## RECORDS SHOWN
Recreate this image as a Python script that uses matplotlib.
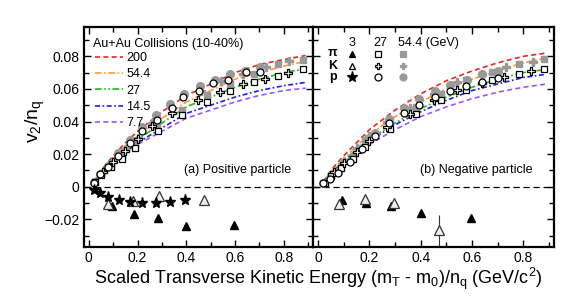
import numpy as np
import matplotlib
matplotlib.use("Agg")
import matplotlib.pyplot as plt
from matplotlib.ticker import MultipleLocator, FuncFormatter

plt.rcParams['font.family'] = ['Liberation Sans', 'DejaVu Sans']
plt.rcParams['mathtext.fontset'] = 'custom'
plt.rcParams['mathtext.rm'] = 'Liberation Sans'
plt.rcParams['mathtext.it'] = 'Liberation Sans'

# ---- fit curves ----
curve_x = [0.02, 0.05, 0.1, 0.15, 0.2, 0.3, 0.4, 0.5, 0.6, 0.7, 0.8, 0.89]
energies = ["200", "54.4", "27", "14.5", "7.7"]
curves_pos = {
    "200":  [0.003, 0.010, 0.019, 0.027, 0.034, 0.046, 0.056, 0.063, 0.070, 0.075, 0.078, 0.0805],
    "54.4": [0.003, 0.009, 0.017, 0.025, 0.031, 0.042, 0.052, 0.059, 0.066, 0.070, 0.074, 0.077],
    "27":   [0.003, 0.008, 0.016, 0.023, 0.029, 0.039, 0.049, 0.055, 0.061, 0.066, 0.070, 0.0724],
    "14.5": [0.003, 0.008, 0.015, 0.021, 0.027, 0.036, 0.045, 0.050, 0.055, 0.059, 0.062, 0.064],
    "7.7":  [0.003, 0.007, 0.014, 0.020, 0.026, 0.034, 0.042, 0.047, 0.052, 0.056, 0.059, 0.0605],
}
curves_neg = {
    "200":  [0.003, 0.010, 0.019, 0.027, 0.035, 0.047, 0.057, 0.065, 0.071, 0.076, 0.080, 0.082],
    "54.4": [0.003, 0.009, 0.017, 0.025, 0.032, 0.043, 0.052, 0.060, 0.066, 0.071, 0.076, 0.079],
    "27":   [0.003, 0.008, 0.016, 0.023, 0.029, 0.039, 0.048, 0.055, 0.061, 0.066, 0.070, 0.072],
    "14.5": [0.003, 0.008, 0.015, 0.022, 0.028, 0.038, 0.046, 0.053, 0.059, 0.063, 0.067, 0.069],
    "7.7":  [0.003, 0.007, 0.014, 0.020, 0.026, 0.035, 0.043, 0.049, 0.054, 0.058, 0.061, 0.063],
}
curve_colors = {"200": "#e8281e", "54.4": "#ff9a30", "27": "#1cb81c", "14.5": "#1f1fe0", "7.7": "#9955ff"}
curve_styles = {"200": (0, (3, 2)), "54.4": (0, (4, 1.5, 1, 1.5)), "27": (0, (4, 1.5, 1, 1.5, 1, 1.5)),
                "14.5": (0, (3, 1.5, 1, 1.5)), "7.7": (0, (3, 2))}

# ---- positive particles ----
pip3_x = [0.093, 0.184, 0.283, 0.399, 0.596]
pip3_y = [-0.0119, -0.0170, -0.0193, -0.0244, -0.0237]
kp3_x = [0.078, 0.180, 0.286, 0.474]
kp3_y = [-0.0109, -0.0088, -0.0058, -0.0084]
p3_x = [0.022, 0.044, 0.080, 0.122, 0.170, 0.220, 0.274, 0.333, 0.393]
p3_y = [-0.0020, -0.0040, -0.0061, -0.0082, -0.0096, -0.0102, -0.0102, -0.0095, -0.0080]

pip27_x = [0.025, 0.05, 0.09, 0.135, 0.19, 0.285, 0.381, 0.483, 0.578, 0.678, 0.776, 0.878]
pip27_y = [0.003, 0.007, 0.012, 0.017, 0.024, 0.034, 0.044, 0.052, 0.059, 0.064, 0.068, 0.072]
kp27_x = [0.06, 0.10, 0.15, 0.20, 0.26, 0.34, 0.447, 0.538, 0.633, 0.725, 0.816]
kp27_y = [0.009, 0.015, 0.022, 0.029, 0.037, 0.045, 0.053, 0.058, 0.063, 0.066, 0.070]
p27_x = [0.02, 0.045, 0.078, 0.12, 0.17, 0.22, 0.28, 0.34, 0.388, 0.45, 0.51, 0.571, 0.644, 0.701]
p27_y = [0.0025, 0.0075, 0.0122, 0.019, 0.027, 0.034, 0.041, 0.048, 0.055, 0.059, 0.0637, 0.0656, 0.0703, 0.0703]

pip54_x = [0.025, 0.05, 0.09, 0.135, 0.19, 0.28, 0.381, 0.483, 0.578, 0.676, 0.776, 0.878]
pip54_y = [0.003, 0.0075, 0.0125, 0.018, 0.026, 0.037, 0.047, 0.056, 0.063, 0.069, 0.075, 0.078]
kp54_x = [0.06, 0.10, 0.15, 0.20, 0.26, 0.34, 0.46, 0.544, 0.633, 0.728, 0.823]
kp54_y = [0.009, 0.016, 0.023, 0.030, 0.039, 0.048, 0.059, 0.0646, 0.069, 0.0734, 0.0771]
p54_x = [0.023, 0.045, 0.077, 0.120, 0.167, 0.220, 0.276, 0.333, 0.390, 0.456, 0.517, 0.578, 0.640, 0.701]
p54_y = [0.0028, 0.008, 0.0128, 0.0204, 0.0288, 0.0366, 0.0437, 0.0505, 0.0571, 0.0621, 0.0652, 0.0689, 0.0709, 0.0734]

# ---- negative particles ----
pim3_x = [0.092, 0.187, 0.284, 0.402, 0.598]
pim3_y = [-0.0080, -0.0098, -0.0119, -0.0160, -0.0194]
km3_x = [0.082, 0.183, 0.294, 0.471]
km3_y = [-0.0104, -0.0074, -0.0098, -0.0268]
km3_err = [0.0008, 0.0008, 0.0010, 0.0095]

pim27_x = [0.025, 0.05, 0.09, 0.135, 0.183, 0.281, 0.383, 0.480, 0.578, 0.680, 0.782, 0.882]
pim27_y = [0.0025, 0.0065, 0.0115, 0.017, 0.0243, 0.0356, 0.0448, 0.0529, 0.0595, 0.0652, 0.0689, 0.072]
km27_x = [0.06, 0.10, 0.15, 0.20, 0.268, 0.36, 0.451, 0.543, 0.641, 0.725, 0.83]
km27_y = [0.009, 0.0145, 0.0215, 0.028, 0.0366, 0.0448, 0.0529, 0.0591, 0.0636, 0.0672, 0.0713]
pbar27_x = [0.02, 0.045, 0.078, 0.124, 0.173, 0.222, 0.276, 0.333, 0.392, 0.454, 0.514, 0.578, 0.638, 0.70]
pbar27_y = [0.002, 0.005, 0.0085, 0.015, 0.023, 0.031, 0.039, 0.045, 0.050, 0.055, 0.059, 0.062, 0.064, 0.067]

pim54_x = [0.025, 0.05, 0.09, 0.135, 0.183, 0.281, 0.383, 0.48, 0.578, 0.68, 0.784, 0.882]
pim54_y = [0.0025, 0.007, 0.0125, 0.019, 0.0284, 0.0407, 0.0488, 0.057, 0.0652, 0.0703, 0.075, 0.0781]
km54_x = [0.06, 0.10, 0.15, 0.20, 0.268, 0.36, 0.451, 0.543, 0.641, 0.732, 0.837]
km54_y = [0.009, 0.016, 0.024, 0.031, 0.040, 0.048, 0.057, 0.0642, 0.069, 0.0734, 0.0765]
pbar54_x = [0.02, 0.045, 0.078, 0.124, 0.173, 0.222, 0.276, 0.333, 0.392, 0.454, 0.516, 0.582, 0.641, 0.70]
pbar54_y = [0.002, 0.0055, 0.009, 0.016, 0.024, 0.033, 0.0417, 0.048, 0.054, 0.0587, 0.0626, 0.0656, 0.0689, 0.0709]

GRAY = "#999999"
ms = 5

fig = plt.figure(figsize=(5.81, 3.05), dpi=100)
W, H = 581, 305
axL = fig.add_axes([84 / W, 1 - 247 / H, (313 - 84) / W, (247 - 27) / H])
axR = fig.add_axes([313 / W, 1 - 247 / H, (554 - 313) / W, (247 - 27) / H])


def style(ax, ylabels):
    ax.set_xlim(-0.02, 0.92)
    ax.set_ylim(-0.037, 0.098)
    ax.xaxis.set_major_locator(MultipleLocator(0.2))
    ax.xaxis.set_minor_locator(MultipleLocator(0.1))
    ax.yaxis.set_major_locator(MultipleLocator(0.02))
    ax.yaxis.set_minor_locator(MultipleLocator(0.01))
    fmt = FuncFormatter(lambda v, p: "0" if abs(v) < 1e-9 else ("%.1f" % v))
    ax.xaxis.set_major_formatter(fmt)
    ax.yaxis.set_major_formatter(FuncFormatter(
        lambda v, p: "0" if abs(v) < 1e-9 else ("%.2f" % v).replace("-", "\u2212")))
    ax.tick_params(which="both", direction="in", top=True, right=True, labelsize=10, width=1)
    ax.tick_params(which="major", length=5)
    ax.tick_params(which="minor", length=3.5)
    ax.tick_params(axis="x", pad=3)
    if not ylabels:
        ax.tick_params(labelleft=False)
    for s in ax.spines.values():
        s.set_linewidth(1.6)
    ax.axhline(0, color="black", ls=(0, (5, 3)), lw=0.9, zorder=1)


def draw_curves(ax, curves):
    for e in energies:
        ax.plot(curve_x, curves[e], color=curve_colors[e], ls=curve_styles[e], lw=1.2, zorder=2, label=e)


def draw_points(ax, pi3, k3, p3, pi27, k27, p27, pi54, k54, p54, kerr=None):
    # 54.4 GeV grey filled
    ax.plot(*pi54, 's', color=GRAY, ms=ms, mec=GRAY, zorder=3)
    ax.plot(*k54, 'P', color=GRAY, ms=ms + 1, mec=GRAY, zorder=3)
    ax.plot(*p54, 'o', color=GRAY, ms=ms + 0.5, mec=GRAY, zorder=3)
    # 27 GeV open
    ax.plot(*pi27, 's', mfc="white", mec="black", ms=ms, mew=0.9, zorder=4)
    ax.plot(*k27, 'P', mfc="white", mec="black", ms=ms + 1, mew=0.9, zorder=4)
    ax.plot(*p27, 'o', mfc="white", mec="black", ms=ms, mew=0.9, zorder=4)
    # 3 GeV
    ax.plot(*pi3, '^', color="black", ms=ms + 0.5, zorder=5)
    if kerr is not None:
        ax.errorbar(k3[0], k3[1], yerr=kerr, fmt='^', mfc="#eeeeee", mec="#333333",
                    ecolor="#333333", elinewidth=0.8, capsize=0, ms=ms + 1.5, mew=0.9, zorder=5)
    else:
        ax.plot(*k3, '^', mfc="#eeeeee", mec="#333333", ms=ms + 1.5, mew=0.9, zorder=5)
    if p3 is not None:
        ax.plot(*p3, '*', color="black", ms=ms + 3, zorder=5)


style(axL, True)
style(axR, False)
draw_curves(axL, curves_pos)
draw_curves(axR, curves_neg)
draw_points(axL, (pip3_x, pip3_y), (kp3_x, kp3_y), (p3_x, p3_y),
            (pip27_x, pip27_y), (kp27_x, kp27_y), (p27_x, p27_y),
            (pip54_x, pip54_y), (kp54_x, kp54_y), (p54_x, p54_y))
draw_points(axR, (pim3_x, pim3_y), (km3_x, km3_y), None,
            (pim27_x, pim27_y), (km27_x, km27_y), (pbar27_x, pbar27_y),
            (pim54_x, pim54_y), (km54_x, km54_y), (pbar54_x, pbar54_y), kerr=km3_err)

# left legend (energies)
fig.text(93 / W, 1 - 44 / H, "Au+Au Collisions (10-40%)", fontsize=9, va="center", ha="left")
axL.legend(loc="upper left", bbox_to_anchor=((95 - 84) / (313 - 84), 1 - (52 - 27) / 220),
           frameon=False, fontsize=9, handlelength=2.2, handletextpad=0.3,
           labelspacing=0.35, borderaxespad=0, borderpad=0.0)

# right legend (particles x energies)
hdr_y = 1 - 43 / H
for lab, px in [("3", 352), ("27", 380), ("54.4 (GeV)", 398)]:
    fig.text(px / W, hdr_y, lab, fontsize=9, ha="center" if lab != "54.4 (GeV)" else "left", va="center")
rows = [("\u03c0", 53.5), ("K", 66), ("p", 77.5)]
for lab, py in rows:
    fig.text(333 / W, 1 - py / H, lab, fontsize=9, fontweight="bold", ha="center", va="center")
mk = [[('^', "black", "black"), ('s', "white", "black"), ('s', GRAY, GRAY)],
      [('^', "white", "black"), ('P', "white", "black"), ('P', GRAY, GRAY)],
      [('*', "black", "black"), ('o', "white", "black"), ('o', GRAY, GRAY)]]
for (lab, py), row in zip(rows, mk):
    for (m, fc, ec), px in zip(row, [352.3, 378.3, 403.3]):
        size = ms + 3 if m == '*' else ms
        fig.lines.append(plt.Line2D([px / W], [1 - py / H], marker=m, mfc=fc, mec=ec, ms=size,
                                    mew=0.9, ls="none", transform=fig.transFigure))

fig.text(291 / W, 1 - 170 / H, "(a) Positive particle", fontsize=9, ha="right", va="center")
fig.text(532 / W, 1 - 170 / H, "(b) Negative particle", fontsize=9, ha="right", va="center")

fig.text(35 / W, 1 - 121 / H, r"v$_2$/n$_q$", rotation=90, fontsize=14, ha="center", va="center")
fig.text(318 / W, 1 - 279 / H, r"Scaled Transverse Kinetic Energy (m$_T$ - m$_0$)/n$_q$ (GeV/c$^2$)",
         fontsize=13, ha="center", va="center")

fig.savefig("out.png", dpi=100)
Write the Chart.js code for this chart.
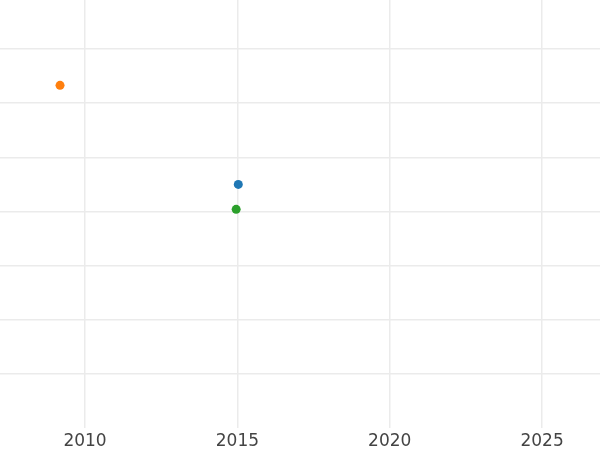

## WHAT IS NEEDED
Repeat the lines of the listing above verbatim, beginning at its first line and ending at the line containing "plt.rcParams['mathtext.it'] = 'Liberation", which is included. Omit pictures.

## FINAL ANSWER
Recreate this image as a Python script that uses matplotlib.
import numpy as np
import matplotlib
matplotlib.use("Agg")
import matplotlib.pyplot as plt
from matplotlib.ticker import MultipleLocator, FuncFormatter

plt.rcParams['font.family'] = ['Liberation Sans', 'DejaVu Sans']
plt.rcParams['mathtext.fontset'] = 'custom'
plt.rcParams['mathtext.rm'] = 'Liberation Sans'
plt.rcParams['mathtext.it'] = 'Liberation Sans'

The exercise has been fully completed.